Self-Paced and Self-Corrective Masked Prediction for Movie Trailer Generation

TL;DR

This work tackles automatic movie trailer generation by addressing error propagation in existing pipelines. It proposes SSMP, a self-paced masked-prediction framework that enables bi-directional contextual modeling and progressive self-correction via a Transformer encoder trained to reconstruct masked trailer shots from a movie-shot prompt. A self-paced mask ratio scheduler adapts task difficulty during training, improving efficiency and stability, while a self-correction generation process revisits decisions to mimic human editors. Experiments on an extended trailer dataset show SSMP achieving state-of-the-art results against selection-then-ranking and autoregressive baselines, with strong generalization to newly released movies and corroborating user studies.

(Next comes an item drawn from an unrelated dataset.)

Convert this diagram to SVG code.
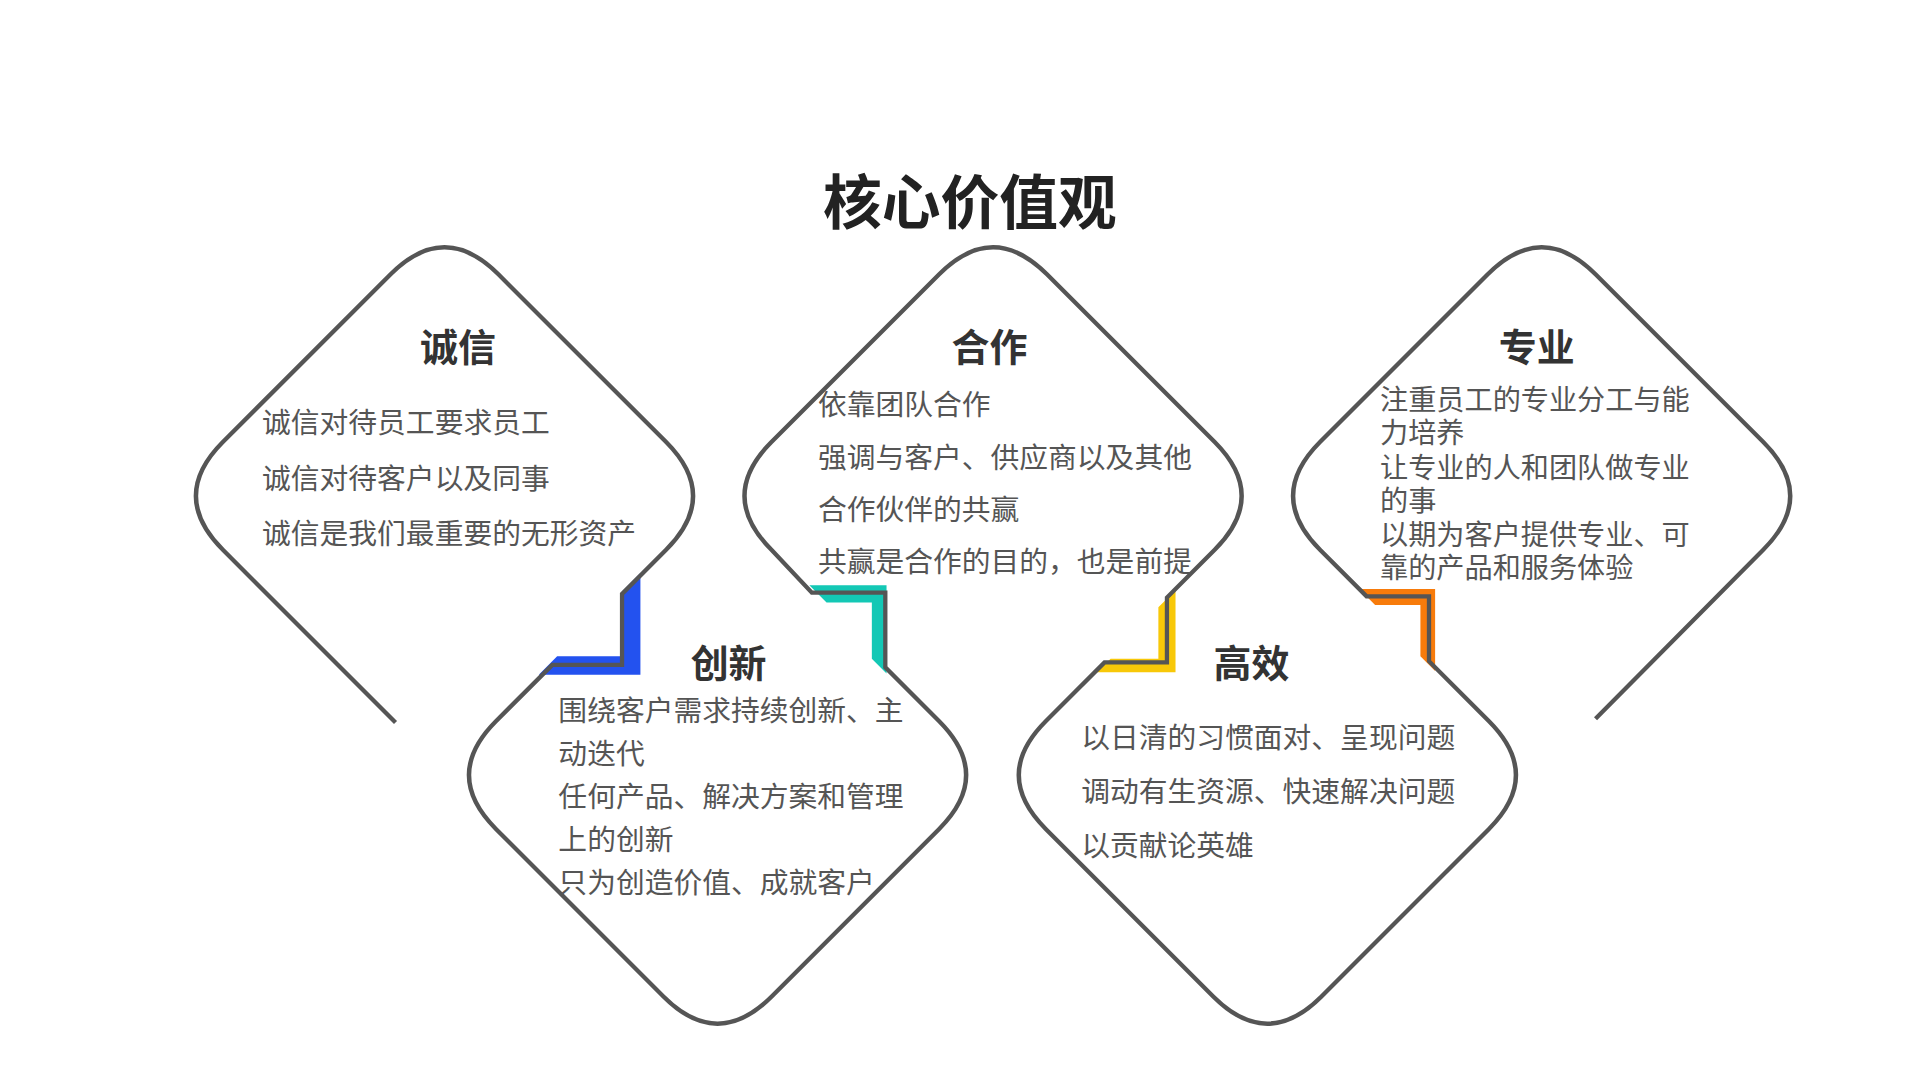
<svg xmlns="http://www.w3.org/2000/svg" width="1920" height="1080" viewBox="0 0 1920 1080">
<style>
.t{font-family:"Noto Sans CJK SC","Noto Sans",sans-serif;}
.title{font-size:48px;font-weight:bold;fill:#222;text-anchor:middle;}
.h{font-size:31px;font-weight:bold;fill:#333;text-anchor:middle;}
.b{font-size:23.5px;fill:#555;}
.s{font-size:23px;}
.line{fill:none;stroke:#555;stroke-width:3.5;stroke-linejoin:miter;}
</style>
<rect width="1920" height="1080" fill="#fff"/>
<g transform="scale(1.2245)">
<g id="brackets">
<polygon points="523,468 523,551 440,551 455,536 508,536 508,483" fill="#2352ef"/>
<polygon points="661,478 724,478 724,550 712,538 712,492 675,492" fill="#13c8b5"/>
<polygon points="960,482 960,549 895,549 907,538 946,538 946,496" fill="#f8c808"/>
<polygon points="1110,481 1172,481 1172,548 1160,536 1160,494 1123,494" fill="#f77b0b"/>
</g>
<g id="connectors">
<path class="line" d="M323,590 L182,449 Q138,405 182,361 L319,224 Q363,180 407,224 L544,361 Q588,405 544,449 L508,485 L508,543 L451,543 L405,589 Q361,633 405,677 L542,814 Q586,858 630,814 L767,677 Q811,633 767,589 L723,545 L723,484 L663,484 L630,449 Q586,405 630,361 L767,224 Q811,180 855,224 L992,361 Q1036,405 992,449 L953,488 L953,541 L902,541 L854,589 Q810,633 854,677 L991,814 Q1035,858 1079,814 L1216,677 Q1260,633 1216,589 L1167,540 L1167,487 L1116,487 L1078,449 Q1034,405 1078,361 L1215,224 Q1259,180 1303,224 L1440,361 Q1484,405 1440,449 L1303,587"/>
</g>
<text class="t title" x="792" y="183">核心价值观</text>
<g id="node-chengxin" class="t">
<text class="h" x="374" y="295">诚信</text>
<text class="b" x="214" y="354">诚信对待员工要求员工</text>
<text class="b" x="214" y="399">诚信对待客户以及同事</text>
<text class="b" x="214" y="444">诚信是我们最重要的无形资产</text>
</g>
<g id="node-hezuo" class="t">
<text class="h" x="808" y="295">合作</text>
<text class="b" x="668" y="339">依靠团队合作</text>
<text class="b" x="668" y="382">强调与客户、供应商以及其他</text>
<text class="b" x="668" y="425">合作伙伴的共赢</text>
<text class="b" x="668" y="467">共赢是合作的目的，也是前提</text>
</g>
<g id="node-zhuanye" class="t">
<text class="h" x="1255" y="295">专业</text>
<text class="b s" x="1127" y="335">注重员工的专业分工与能</text>
<text class="b s" x="1127" y="362">力培养</text>
<text class="b s" x="1127" y="390">让专业的人和团队做专业</text>
<text class="b s" x="1127" y="417">的事</text>
<text class="b s" x="1127" y="445">以期为客户提供专业、可</text>
<text class="b s" x="1127" y="472">靠的产品和服务体验</text>
</g>
<g id="node-chuangxin" class="t">
<text class="h" x="595" y="553">创新</text>
<text class="b" x="456" y="589">围绕客户需求持续创新、主</text>
<text class="b" x="456" y="624">动迭代</text>
<text class="b" x="456" y="659">任何产品、解决方案和管理</text>
<text class="b" x="456" y="694">上的创新</text>
<text class="b" x="456" y="729">只为创造价值、成就客户</text>
</g>
<g id="node-gaoxiao" class="t">
<text class="h" x="1022" y="553">高效</text>
<text class="b" x="883" y="611">以日清的习惯面对、呈现问题</text>
<text class="b" x="883" y="655">调动有生资源、快速解决问题</text>
<text class="b" x="883" y="699">以贡献论英雄</text>
</g>
</g>
</svg>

Post-processing steps further integrate narrations and music to yield cohesive, publishable trailers.

Abstract

As a challenging video editing task, movie trailer generation involves selecting and reorganizing movie shots to create engaging trailers. Currently, most existing automatic trailer generation methods employ a "selection-then-ranking" paradigm (i.e., first selecting key shots and then ranking them), which suffers from inevitable error propagation and limits the quality of the generated trailers. Beyond this paradigm, we propose a new self-paced and self-corrective masked prediction method called SSMP, which achieves state-of-the-art results in automatic trailer generation via bi-directional contextual modeling and progressive self-correction. In particular, SSMP trains a Transformer encoder that takes the movie shot sequences as prompts and generates corresponding trailer shot sequences accordingly. The model is trained via masked prediction, reconstructing each trailer shot sequence from its randomly masked counterpart. The mask ratio is self-paced, allowing the task difficulty to adapt to the model and thereby improving model performance. When generating a movie trailer, the model fills the shot positions with high confidence at each step and re-masks the remaining positions for the next prediction, forming a progressive self-correction mechanism that is analogous to how human editors work. Both quantitative results and user studies demonstrate the superiority of SSMP in comparison to existing automatic movie trailer generation methods. Demo is available at: https://github.com/Dixin-Lab/SSMP.

Paper Structure

This paper contains 17 sections, 13 equations, 5 figures, 8 tables, 1 algorithm.

Figures (5)

  • Figure 1: Illustrations of different trailer generation paradigms. Both classic selection-then-ranking and recent auto-regressive paradigms suffer from error propagation. Our method mitigates this issue, modeling bi-directional context and achieving self-correction via progressive re-masking. The shots used in this figure are from the movie Titanic.
  • Figure 2: An illustration of our SSMP method. (a) shows the training pipeline, including the self-paced masking and probability computation. (b) shows the generation pipeline, including iterative masked prediction and re-masking of partially masked positions.
  • Figure 3: (a) Red boxes mark incorrect predictions, and blue boxes highlight the predicted and real positions of a correctly selected shot. (b) Radar chart illustrating the average scores of different methods across four aspects.
  • Figure 4: Mask ratio and prediction accuracy over optimization steps. Ratios in (b) are averaged over every 100 steps.
  • Figure 5: Mask ratio over training steps for different settings.